Il 19 gennaio 1969 in un ospedale di Praga moriva, dopo tre giorni di agonia, Jan Palach, uno studente universitario che si era dato fuoco in segno di protesta contro l’occupazione sovietica.
Ritengo sia utile ricordare la sua figura per ciò che ha rappresentato: un giovane che con il suo estremo sacrificio ha inteso risvegliare le coscienze, impedendo al mondo di far finta di non vedere ciò che stava accadendo in Cecoslovacchia, così come negli altri paesi ad egemonia comunista.
La storia di Palach, la “torcia umana n. 1”, si intreccia pertanto con quella dell’Europa e degli stati aderenti al patto di Varsavia che, seppur soggetti all’egemonia sovietica, cercarono la via delle riforme e della libertà. E si intreccia anche con quella di tanti giovani che, come lui, avevano creduto alle riforme promosse da Alexander Dubcek, leader della “Primavera di Praga”. L’invasione delle truppe sovietiche cancellò in un sol colpo tutte le concessioni democratiche tenacemente ottenute, in particolare la libertà di stampa e di opinione. Il primo a trovare il coraggio di opporsi fu proprio lui, un anonimo studente di filosofia che, ispirato dal monaco buddista Thích Quảng Đức, che si era dato fuoco nel 1963 per protestare contro l’amministrazione del presidente del Vietnam del Sud, ne emulò il gesto.
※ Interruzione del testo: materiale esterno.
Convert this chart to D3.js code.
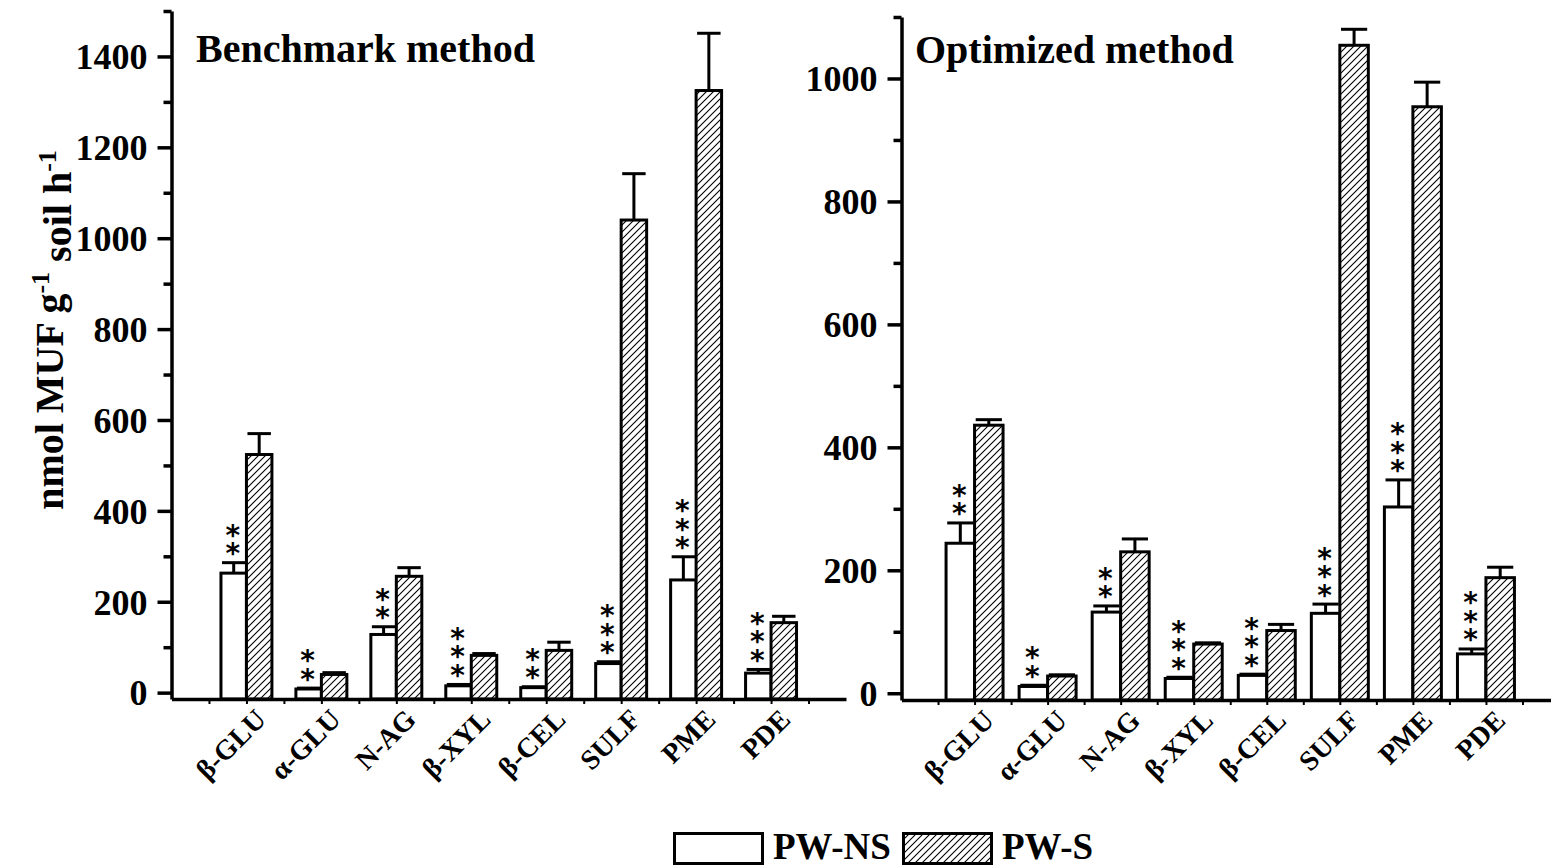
<!DOCTYPE html>
<html>
<head>
<meta charset="utf-8">
<script src="https://cdn.jsdelivr.net/npm/d3@7"></script>
<style>
  html, body { margin: 0; padding: 0; background: #fff; }
  svg { display: block; }
  text { font-family: "Liberation Serif", "Times New Roman", serif; font-weight: bold; fill: #000; }
</style>
</head>
<body>
<svg id="chart" width="1551" height="868"></svg>
<script>
// ---------- data ----------
const categories = ["β-GLU", "α-GLU", "N-AG", "β-XYL", "β-CEL", "SULF", "PME", "PDE"];
const seriesNames = ["PW-NS", "PW-S"];

// Benchmark method
const benchNS    = [263, 8, 128, 15, 11, 64, 248, 43];
const benchNSErr = [23, 2, 17, 3, 2, 4, 51, 8];
const benchS     = [524, 40, 256, 82, 93, 1040, 1325, 154];
const benchSErr  = [46, 4, 19, 4, 18, 102, 126, 14];
const benchSig   = ["**", "**", "**", "***", "**", "***", "***", "***"];
const benchMajorTicks = [0, 200, 400, 600, 800, 1000, 1200, 1400];
const benchMinorTicks = [100, 300, 500, 700, 900, 1100, 1300, 1500];

// Optimized method
const optNS    = [244, 11, 132, 24, 29, 130, 303, 64];
const optNSErr = [33, 2, 10, 2, 2, 15, 44, 8];
const optS     = [436, 28, 230, 80, 102, 1054, 954, 188];
const optSErr  = [9, 2, 21, 2, 10, 26, 40, 17];
const optSig   = ["**", "**", "**", "***", "***", "***", "***", "***"];
const optMajorTicks = [0, 200, 400, 600, 800, 1000];
const optMinorTicks = [100, 300, 500, 700, 900, 1100];

const titles = ["Benchmark method", "Optimized method"];
const yAxisTitle = "nmol MUF g";

// ---------- layout ----------
const svg = d3.select("#chart");
const defs = svg.append("defs");
const pat = defs.append("pattern")
  .attr("id", "hatch").attr("patternUnits", "userSpaceOnUse")
  .attr("width", 7).attr("height", 7);
pat.append("rect").attr("width", 7).attr("height", 7).attr("fill", "#fff");
pat.append("path")
  .attr("d", "M-1,8 L8,-1 M-1,1 L1,-1 M6,8 L8,6")
  .attr("stroke", "#000").attr("stroke-width", 1.1);

const panels = [
  { title: titles[0], ns: benchNS, nsErr: benchNSErr, s: benchS, sErr: benchSErr, sig: benchSig,
    major: benchMajorTicks, minor: benchMinorTicks, yDomain: [-14, 1500],
    xRange: [171.5, 846], yRange: [699, 11], barFrac: 0.34, titleX: 196, titleY: 62 },
  { title: titles[1], ns: optNS, nsErr: optNSErr, s: optS, sErr: optSErr, sig: optSig,
    major: optMajorTicks, minor: optMinorTicks, yDomain: [-11, 1100],
    xRange: [901.5, 1559], yRange: [700, 17], barFrac: 0.39, titleX: 915, titleY: 63 }
];

panels.forEach(p => {
  const x = d3.scaleLinear().domain([0, 9]).range(p.xRange);
  const y = d3.scaleLinear().domain(p.yDomain).range(p.yRange);
  const unit = x(1) - x(0);
  const bw = p.barFrac * unit;
  const base = p.yRange[0];
  const g = svg.append("g");

  const rows = categories.map((c, i) => ({ c, i, ns: p.ns[i], nsErr: p.nsErr[i], s: p.s[i], sErr: p.sErr[i], sig: p.sig[i] }));

  // error bars
  const errs = [];
  rows.forEach(r => {
    errs.push({ cx: x(r.i + 1) - bw / 2, v: r.ns, e: r.nsErr });
    errs.push({ cx: x(r.i + 1) + bw / 2, v: r.s, e: r.sErr });
  });
  const eg = g.append("g").attr("stroke", "#000").attr("stroke-width", 3);
  eg.selectAll("line.ev").data(errs).join("line").attr("class", "ev")
    .attr("x1", d => d.cx).attr("x2", d => d.cx)
    .attr("y1", d => y(d.v)).attr("y2", d => y(d.v + d.e));
  eg.selectAll("line.ec").data(errs).join("line").attr("class", "ec")
    .attr("x1", d => d.cx - bw * 0.46).attr("x2", d => d.cx + bw * 0.46)
    .attr("y1", d => y(d.v + d.e)).attr("y2", d => y(d.v + d.e));

  // bars
  g.selectAll("rect.ns").data(rows).join("rect").attr("class", "ns")
    .attr("x", d => x(d.i + 1) - bw).attr("width", bw)
    .attr("y", d => y(d.ns)).attr("height", d => base - y(d.ns))
    .attr("fill", "#fff").attr("stroke", "#000").attr("stroke-width", 3);
  g.selectAll("rect.s").data(rows).join("rect").attr("class", "s")
    .attr("x", d => x(d.i + 1)).attr("width", bw)
    .attr("y", d => y(d.s)).attr("height", d => base - y(d.s))
    .attr("fill", "url(#hatch)").attr("stroke", "#000").attr("stroke-width", 3);

  // significance stars, one text per star, stacked above the PW-NS error bar
  const stars = [];
  rows.forEach(r => {
    r.sig.split("").forEach((ch, k) => stars.push({ ch, cx: x(r.i + 1) - bw / 2 - 1, top: y(r.ns + r.nsErr), k }));
  });
  g.selectAll("text.star").data(stars).join("text").attr("class", "star")
    .attr("x", d => d.cx)
    .attr("y", d => d.top - 15 - d.k * 18.5 + 15.5)
    .attr("text-anchor", "middle")
    .style("font-family", "'DejaVu Sans', sans-serif")
    .style("font-weight", "bold")
    .style("font-size", "28px")
    .text(d => d.ch);

  // y axis
  const yAxis = d3.axisLeft(y).tickValues(p.major).tickSize(14).tickSizeOuter(0).tickPadding(10)
    .tickFormat(d3.format("d"));
  const ya = g.append("g").attr("transform", `translate(${p.xRange[0]},0)`).call(yAxis);
  ya.select(".domain").attr("stroke-width", 3.5);
  ya.selectAll(".tick line").attr("stroke-width", 3.5);
  ya.selectAll(".tick text").style("font-size", "36px").style("font-family", "'Liberation Serif', serif")
    .style("font-weight", "bold").attr("dy", "0.34em");
  const yMinor = d3.axisLeft(y).tickValues(p.minor).tickSize(8).tickSizeOuter(0).tickFormat("");
  const ym = g.append("g").attr("transform", `translate(${p.xRange[0]},0)`).call(yMinor);
  ym.select(".domain").remove();
  ym.selectAll(".tick line").attr("stroke-width", 3.5);

  // x axis
  const xAxis = d3.axisBottom(x).tickValues(d3.range(0.5, 9, 0.5)).tickSize(5).tickSizeOuter(0).tickFormat("");
  const xa = g.append("g").attr("transform", `translate(0,${base})`).call(xAxis);
  xa.select(".domain").attr("stroke-width", 3.5);
  xa.selectAll(".tick line").attr("stroke-width", 2);

  // category labels
  g.selectAll("text.cat").data(rows).join("text").attr("class", "cat")
    .attr("transform", d => `translate(${x(d.i + 1) + 21},${base + 22}) rotate(-45)`)
    .attr("text-anchor", "end")
    .style("font-size", "28px")
    .text(d => d.c);

  // panel title
  g.append("text").attr("x", p.titleX).attr("y", p.titleY)
    .style("font-size", "40px").text(p.title);
});

// y axis title
const yt = svg.append("text")
  .attr("transform", "translate(63,330) rotate(-90)")
  .attr("text-anchor", "middle")
  .style("font-size", "40px");
yt.append("tspan").text(yAxisTitle);
yt.append("tspan").attr("dy", "-0.55em").style("font-size", "26px").text("-1");
yt.append("tspan").attr("dy", "0.55em").text(" soil h");
yt.append("tspan").attr("dy", "-0.55em").style("font-size", "26px").text("-1");

// legend
const legend = svg.append("g");
const legendItems = [
  { name: seriesNames[0], fill: "#fff", x: 674.5, tx: 773 },
  { name: seriesNames[1], fill: "url(#hatch)", x: 903.5, tx: 1002 }
];
legend.selectAll("rect").data(legendItems).join("rect")
  .attr("x", d => d.x).attr("y", 833.5).attr("width", 88).attr("height", 30)
  .attr("fill", d => d.fill).attr("stroke", "#000").attr("stroke-width", 3);
legend.selectAll("text").data(legendItems).join("text")
  .attr("x", d => d.tx).attr("y", 859)
  .style("font-size", "37px").text(d => d.name);
</script>
</body>
</html>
Nel tardo pomeriggio del 16 gennaio 1969 Jan Palach si cosparse di liquido infiammabile e si diede fuoco in piazza San Venceslao, a Praga.
“Non voglio suicidarmi, mi sono dato fuoco come fanno i buddisti in Vietnam, per protestare contro quel che succede qui, contro la mancanza di libertà di parola, di stampa e di tutto il resto”. Queste le sue parole, pronunciate mentre si trovava in fin di vita in ospedale.
Nel suo zaino fu ritrovata una delle 4 copie della lettera che Palach, prima di darsi fuoco, spedì al leader studentesco di Praga, all’assemblea della Facoltà di lettere e filosofia e a un compagno di studi a cui era particolarmente legato.
Vi era scritto: «Io sono il primo a cui tocca l’onore di eseguire la nostra decisione. Sono il primo che ha avuto l’onore di scrivere la lettera, e sono anche la prima torcia. La richiesta principale è l’abolizione della censura: se questa richiesta non sarà rispettata entro cinque giorni, vale a dire entro il 21 gennaio 1969, e se la gente non dimostrerà appoggio alla nostra azione, altre torce umane mi seguiranno». Le lettere recavano la firma: “Torcia umana n°1”.
Jan Palch morì tre giorni dopo in ospedale. La camera ardente, allestita nella facoltà di filosofia, divenne meta incessante del pellegrinaggio non solo dei praghesi, ma di tutta la nazione. Il 25 gennaio, giorno dei funerali, una marea silenziosa di seicentomila persone diede l’ultimo saluto al giovane immolatosi per la libertà.
La sua morte diede inizio a una grande crisi ed altri 4 cittadini, come lui, scelsero il sacrificio estremo.
Jan Palach può essere considerato un martire? Senza dubbio sì.
A me, tuttavia, piace ricordarlo come un giovane animato da passione sociale, amore per la libertà, desiderio di combattere per conquistarla e coraggio. Con il suo estremo sacrificio ha restituito ai suoi connazionali la dignità, che le truppe sovietiche, con i carri armati, avevano calpestato.